Ничего для себя. Повесть о Луизе Мишель - страница 5
А чего ей бояться? Что они могут еще с ней сделать? Они отняли у нее Францию, свободу, Теофиля! Нет уж, увольте от душеспасительных бесед, господин кюре! Вы помогли Версалю отнять у меня многое, но не сможете лишить меня человеческого достоинства и гордости!
Напрягая память, Луиза старается восстановить слова статьи в одной из первых газет Коммуны. «Пусть Коммуна не заблуждается, — говорилось там. — С того момента, как она порвала с церковью, против Коммуны нет клеветы слишком коварной, нет лжи слишком ядовитой, нет злобы слитком жестокой».
Кажется, так писал в одном из своих памфлетов знаменитый географ и коммунар Элизе Реклю. Интересно, где он теперь? В какой тюрьме, на какой каторге?..
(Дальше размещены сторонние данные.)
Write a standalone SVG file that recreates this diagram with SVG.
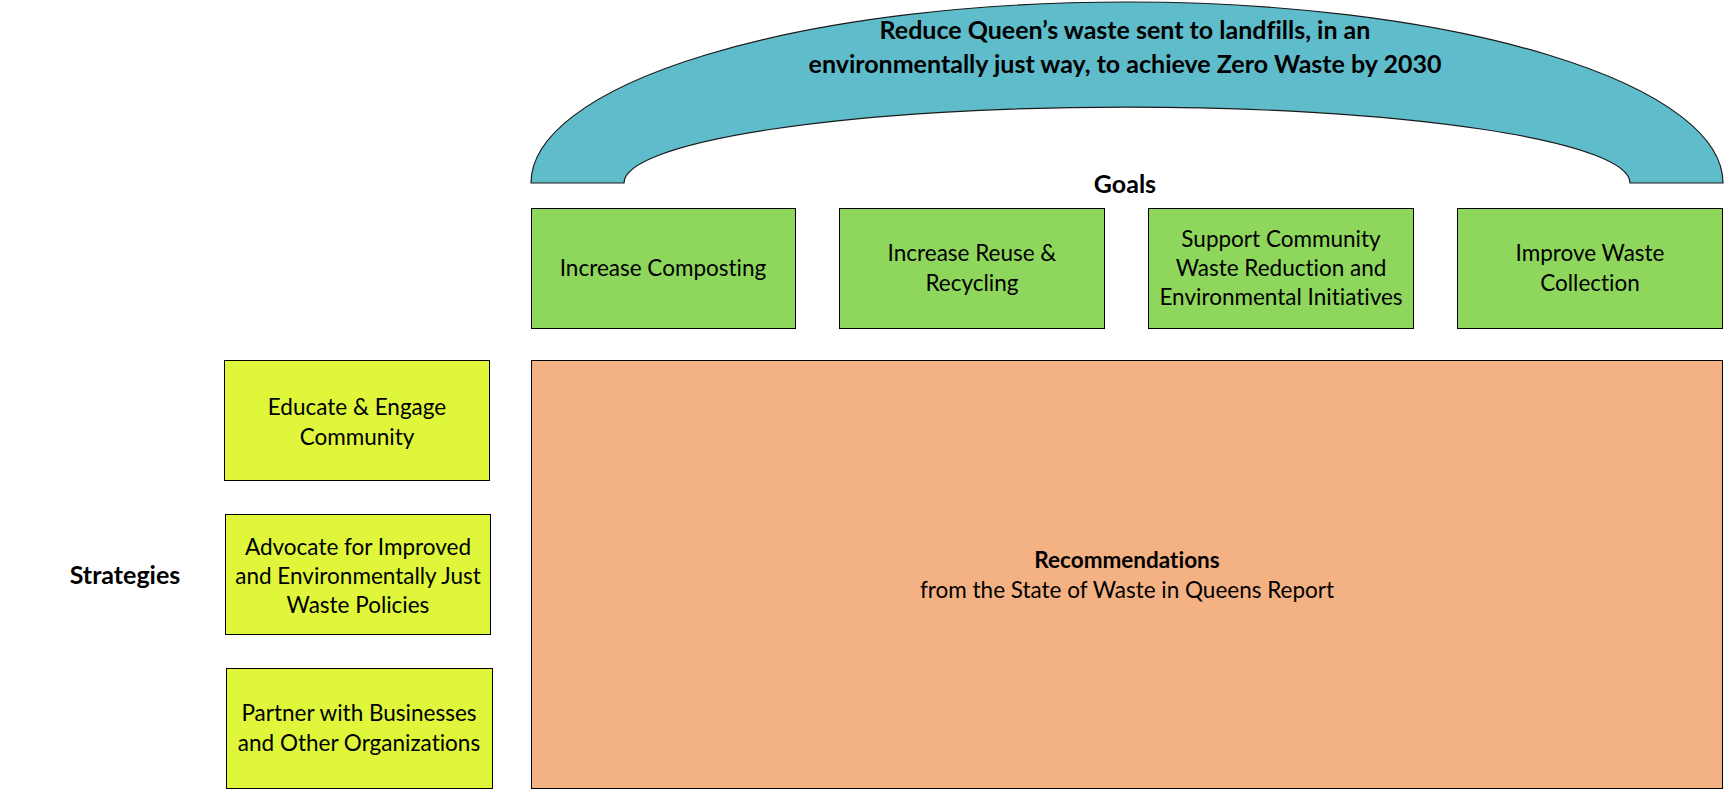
<svg xmlns="http://www.w3.org/2000/svg" width="1725" height="790" viewBox="0 0 1725 790">
<style>
.t{font-family:Lato,"Open Sans","Liberation Sans",sans-serif;fill:#000;text-anchor:middle;font-variant-ligatures:none}
.n{font-size:22.5px}
.b{font-weight:bold}
.goal{fill:#8ED75C;stroke:#000;stroke-width:1}
.strat{fill:#DFF63A;stroke:#000;stroke-width:1}
</style>
<rect width="1725" height="790" fill="#fff"/>
<g id="mission">
<path d="M531,183 A596,181 0 0 1 1723,183 L1630,183 A503,76 0 0 0 624,183 Z" fill="#5EBCCB" stroke="#1a1a1a" stroke-width="1.2"/>
<text class="t b" font-size="25" x="1125" y="39">Reduce Queen’s waste sent to landfills, in an</text>
<text class="t b" font-size="25" x="1125" y="73">environmentally just way, to achieve Zero Waste by 2030</text>
</g>
<g id="goals-label"><text class="t b" font-size="25" x="1125" y="193">Goals</text></g>
<g id="goal1"><rect class="goal" x="531.5" y="208.5" width="264" height="120"/><text class="t n" x="663" y="276">Increase Composting</text></g>
<g id="goal2"><rect class="goal" x="839.5" y="208.5" width="265" height="120"/><text class="t n" x="972" y="261">Increase Reuse &amp;</text><text class="t n" x="972" y="291">Recycling</text></g>
<g id="goal3"><rect class="goal" x="1148.5" y="208.5" width="265" height="120"/><text class="t n" x="1281" y="247">Support Community</text><text class="t n" x="1281" y="276">Waste Reduction and</text><text class="t n" x="1281" y="305">Environmental Initiatives</text></g>
<g id="goal4"><rect class="goal" x="1457.5" y="208.5" width="265" height="120"/><text class="t n" x="1590" y="261">Improve Waste</text><text class="t n" x="1590" y="291">Collection</text></g>
<g id="strategies-label"><text class="t b" font-size="25" x="125" y="584">Strategies</text></g>
<g id="strat1"><rect class="strat" x="224.5" y="360.5" width="265" height="120"/><text class="t n" x="357" y="415">Educate &amp; Engage</text><text class="t n" x="357" y="445">Community</text></g>
<g id="strat2"><rect class="strat" x="225.5" y="514.5" width="265" height="120"/><text class="t n" x="358" y="555">Advocate for Improved</text><text class="t n" x="358" y="584">and Environmentally Just</text><text class="t n" x="358" y="613">Waste Policies</text></g>
<g id="strat3"><rect class="strat" x="226.5" y="668.5" width="266" height="120"/><text class="t n" x="359" y="721">Partner with Businesses</text><text class="t n" x="359" y="751">and Other Organizations</text></g>
<g id="recommendations"><rect x="531.5" y="360.5" width="1191" height="428" fill="#F4B183" stroke="#000" stroke-width="1"/><text class="t b n" x="1127" y="568">Recommendations</text><text class="t n" x="1127" y="598">from the State of Waste in Queens Report</text></g>
<g id="connectors"/>
</svg>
Нет, она не может спокойно смотреть в деланно-смиренное лицо корабельного кюре, не может видеть его пухлые ручки, неспешно перебирающие янтарные четки. И лишь одно исключение делала Луиза — ее ненависть не распространялась на аббата тюремной церкви в Версале. Она бесконечно благодарна отцу Фоллей за те записки, которые аббат тайком передавал ей от Теофиля и ему от нее. Это было единственное окошко, через которое она могла тогда дышать!
Ее приводит в себя звон корабельного колокола. Загорелый матрос два раза бьет в колокол, — с начала прогулки прошло полчаса, нужно возвращаться в клетку. Сейчас выйдут гулять мужчины, их выводят партиями по пятнадцать человек, — страшатся восстания, бунта, ведь и в самом деле: осужденным на вечную ссылку и каторгу терять и бояться нечего.
Вон и часовые, до сих пор спокойно сидевшие на подножиях якорных лебедок, очнулись от полусонного состояния, заботливо оглядывают свои шаспо с примкнутыми штыками.
Брось, Луиза, последний взгляд на залитую солнечным светом палубу, на бессильно обвисшие паруса! Как, однако, быстро пролетают полчаса, отпущенные нам капитаном Лонэ! Лонэ все же добрее, человечнее других, командующих военными судами, перевозящими осужденных коммунаров в Кайенну, Ламбессу и Новую Каледонию.
Еще в Сатори и в Версальской тюрьме Луиза слышала от вновь арестованных подробности о рейсах «Данаи» и «Семирамиды». Командир «Данаи» поместил гарибальдийца Амилькара Чиприани, адъютанта Гюстава Флуранса, в трюм под паровыми машинами корабля. В карцере Чиприани стояла такая жара, что несчастный итальянец сходил с ума. А на «Семирамиде» двух дерзких ссыльных капитан распорядился привязать к горячим котлам, оба умерли от ожогов. Всего на «Семирамиде» за один рейс умерло от истощения и болезней около сорока человек. На фрегате «Орна», когда он бросил якорь на рейде Мельбурна, из шестисот осужденных половина болела цингой. Узнав о страшном человеческом грузе «Орны», жители Мельбурна прямо на причале собрали деньги, чтобы узники могли купить еды и фруктов. Но капитан отказался принять и передать заключенным дар мельбурнцев…
Нет, Луиза, что ни говори, а вам, на «Виргинии», повезло — ни карцеров, ни наручников, ни раскаленного парового котла, — спасибо капитану Лонэ!
Воспоминания, воспоминания, воспоминания…
Плавание на «Виргинии» так удручающе монотонно, что память непрестанно возвращает к пережитому. Седан, свержение ненавистной Империи, пруссаки в островерхих касках на Елисейских полях, семьдесят два дня Коммуны, кровавая майская неделя, расстрелы, мрачные камеры тюрем.
Все это проходит передо мной, словно я живу второй раз! Нескончаемой чередой возникают перед глазами дорогие лица — Теофиль, Мари, Рауль, Флуранс, Делеклюз! И чаще других — лицо моей старенькой мамы Марианны, которой я, сама того не желая, причинила столько горя!.. Я зову маму Марианной с юности — по имени истерзанной республиканской Франции, хотя в ее метрических записях значится: Мари-Анна.
Пока версальские палачи гноили нас во всевозможных казематах, мама стала совсем седая и руки у нее при свиданиях так дрожали! Но она однажды сказала мне, что гордится тем, что отважные парижане прозвали ее дочь Красной девой Монмартра.
С ужасом думаю, что в свои преклонные годы мама могла бы сейчас плыть вместе со мной на «Виргинии», в зарешеченной звериной клетке. Ведь после последнего боя на Пер-Лашез, когда я, переодевшись, тайком пробралась домой, на улицу Удо, мамы там уже не было!